I believe Vancouver possesses the components to construct a passable checking line. Above average, even.

First, you yank Brandon Sutter off that top line. Like yesterday. Sutter is a good role player and he’ll thrive in the right setting. Heck, we saw it happen earlier this season. (Remember when GranBranSen (Granlund, Sutter and Jannik Hansen) was often Vancouver’s best unit?)

Now, he’s playing “Marco!” to the Sedin’s “Why the heck is Sutter in the pool?” These guys just don’t click. Or rather cycle. The slow, puck possession game that the twins rely upon is actually hindered by Sutter. I could get into the precise hows and whys, but Jackson McDonald did a great job of that already. So, what he said.

My alternative proposal is a bit crazy and unexpected, but set aside your skeptic hat for a second. Suppose Desjardins put the $6 million dollar man with the Sedins. Crazy? Or crazy completely obvious?

Sutter is no Malhotra, but there are similarities. He’s big, fast, scores goals, and is above average in the faceoff circle. Not to mention, he plays best at centre. And with Malhotra hired on as an assistant coach, I believe Sutter can get better at that shutdown role.

As for Granlund, well he’s looked so much more dangerous playing on the wing this season.

There’s most of your third line. You’re welcome.

The only tricky part occurs when Jannik Hansen returns. And that’s really only “tricky” in the same way that struggling to carry home an unexpectedly large box of free donuts is tricky. Hansen could recombine with Granlund and Sutter to form a highly effective checking line, or slot back into riding shotgun with the Sedins.

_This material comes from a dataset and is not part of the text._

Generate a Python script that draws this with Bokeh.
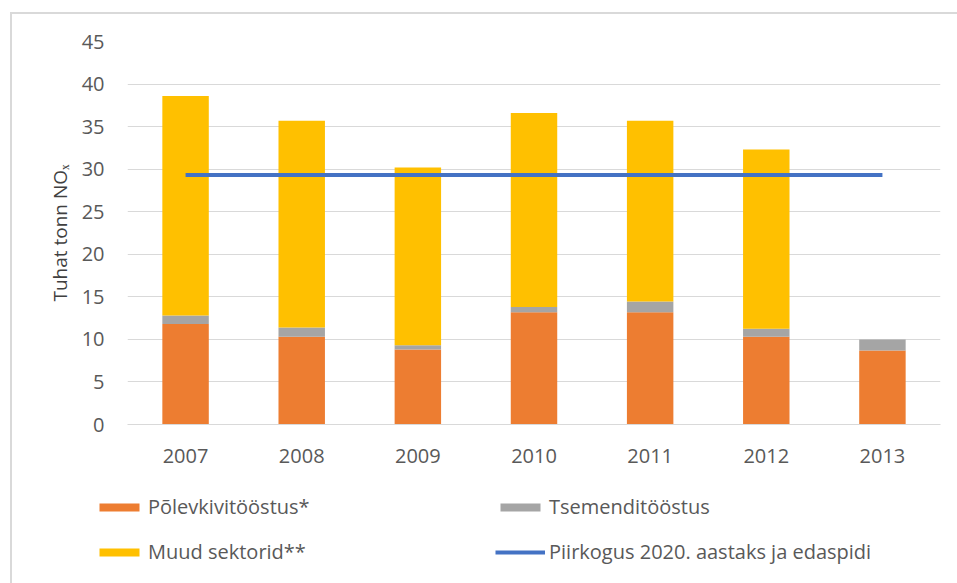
from bokeh.plotting import figure
from bokeh.layouts import column
from bokeh.models import ColumnDataSource, Legend, LegendItem, FixedTicker
from bokeh.embed import file_html
from bokeh.resources import INLINE

years = ["2007", "2008", "2009", "2010", "2011", "2012", "2013"]
polevkivi = [11.8, 10.3, 8.8, 13.2, 13.2, 10.3, 8.7]
tsement = [1.0, 1.1, 0.5, 0.6, 1.25, 0.95, 1.3]
muud = [25.8, 24.3, 20.9, 22.8, 21.25, 21.05, 0.0]
piirkogus = [29.3] * len(years)

series_names = ["Põlevkivitööstus*", "Tsemenditööstus", "Muud sektorid**"]
line_name = "Piirkogus 2020. aastaks ja edaspidi"
colors = ["#ED7D31", "#A5A5A5", "#FFC000"]
line_color = "#4472C4"
y_ticks = [0, 5, 10, 15, 20, 25, 30, 35, 40, 45]

FONT = "Open Sans"
TXT = "#595959"

src = ColumnDataSource(dict(years=years, p=polevkivi, t=tsement, m=muud, lim=piirkogus))

p = figure(x_range=years, y_range=(0, 45), width=957, height=480,
           output_backend="svg", toolbar_location=None,
           min_border_left=127, min_border_right=17, min_border_top=41, min_border_bottom=56)
p.outline_line_color = None
p.border_fill_color = None
p.background_fill_color = "white"

r_bars = p.vbar_stack(["p", "t", "m"], x="years", width=0.4, color=colors, source=src, line_width=0)
r_line = p.line(x="years", y="lim", source=src, line_width=4, color=line_color)

p.yaxis.ticker = FixedTicker(ticks=y_ticks)
p.yaxis.axis_line_color = None
p.yaxis.major_tick_line_color = None
p.yaxis.minor_tick_line_color = None
p.yaxis.major_label_text_font = FONT
p.yaxis.major_label_text_font_size = "20px"
p.yaxis.major_label_text_color = TXT
p.yaxis.major_label_standoff = 17
p.yaxis.axis_label = "Tuhat tonn NOₓ"
p.yaxis.axis_label_text_font = FONT
p.yaxis.axis_label_text_font_style = "normal"
p.yaxis.axis_label_text_font_size = "19px"
p.yaxis.axis_label_text_color = "#404040"
p.yaxis.axis_label_standoff = 6

p.xaxis.axis_line_color = "#d9d9d9"
p.xaxis.major_tick_line_color = None
p.xaxis.minor_tick_line_color = None
p.xaxis.major_label_text_font = FONT
p.xaxis.major_label_text_font_size = "20px"
p.xaxis.major_label_text_color = TXT
p.xaxis.major_label_standoff = 18

p.xgrid.grid_line_color = None
p.ygrid.grid_line_color = "#d9d9d9"
p.ygrid.grid_line_width = 1

# Legend panel underneath the chart (proxy glyphs sit outside the visible range)
lg = figure(width=957, height=103, output_backend="svg", toolbar_location=None,
            x_range=(0, 1), y_range=(0, 1),
            min_border_left=0, min_border_right=0, min_border_top=0, min_border_bottom=0)
if "frame_align" in lg.properties():
    lg.frame_align = False
lg.axis.visible = False
lg.grid.visible = False
lg.outline_line_color = None
lg.border_fill_color = None
lg.background_fill_color = None
proxies = [lg.vbar(x=[-5], top=[-5], bottom=[-6], width=0.4, color=c, line_width=0) for c in colors]
proxy_line = lg.line(x=[-6, -5], y=[-5, -5], line_width=4, color=line_color)

items = [
    LegendItem(label=series_names[0], renderers=[proxies[0]]),
    LegendItem(label=series_names[1], renderers=[proxies[1]]),
    LegendItem(label=series_names[2], renderers=[proxies[2]]),
    LegendItem(label=line_name, renderers=[proxy_line]),
]
legend = Legend(items=items, orientation="horizontal", ncols=2,
                location=(94, 18), padding=0, margin=0,
                border_line_color=None, background_fill_alpha=0,
                glyph_width=50, glyph_height=10, label_height=26,
                label_width=329, label_standoff=4, spacing=18,
                label_text_font=FONT, label_text_font_size="20px",
                label_text_color=TXT)
lg.add_layout(legend, "center")

frame_css = ("linear-gradient(#d9d9d9, #d9d9d9) 10px 12px / 2px calc(100% - 12px) no-repeat, "
             "linear-gradient(#d9d9d9, #d9d9d9) 10px 12px / calc(100% - 10px) 2px no-repeat, white")
layout = column(p, lg, spacing=0, styles={"background": frame_css})
open("out.html", "w").write(file_html(layout, INLINE))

It has been argued that Vancouver simply doesn’t possess enough sandpaper, and grit is an essential part of a checking line. Fair. There’s no Torres equivalent the team at the moment. But they aren’t empty-handed. Even with all the injuries they face, the Canucks have the ability to cycle two effective scoring lines and hand tough assignments to a decent shutdown group.

And I have no idea why they aren’t doing that.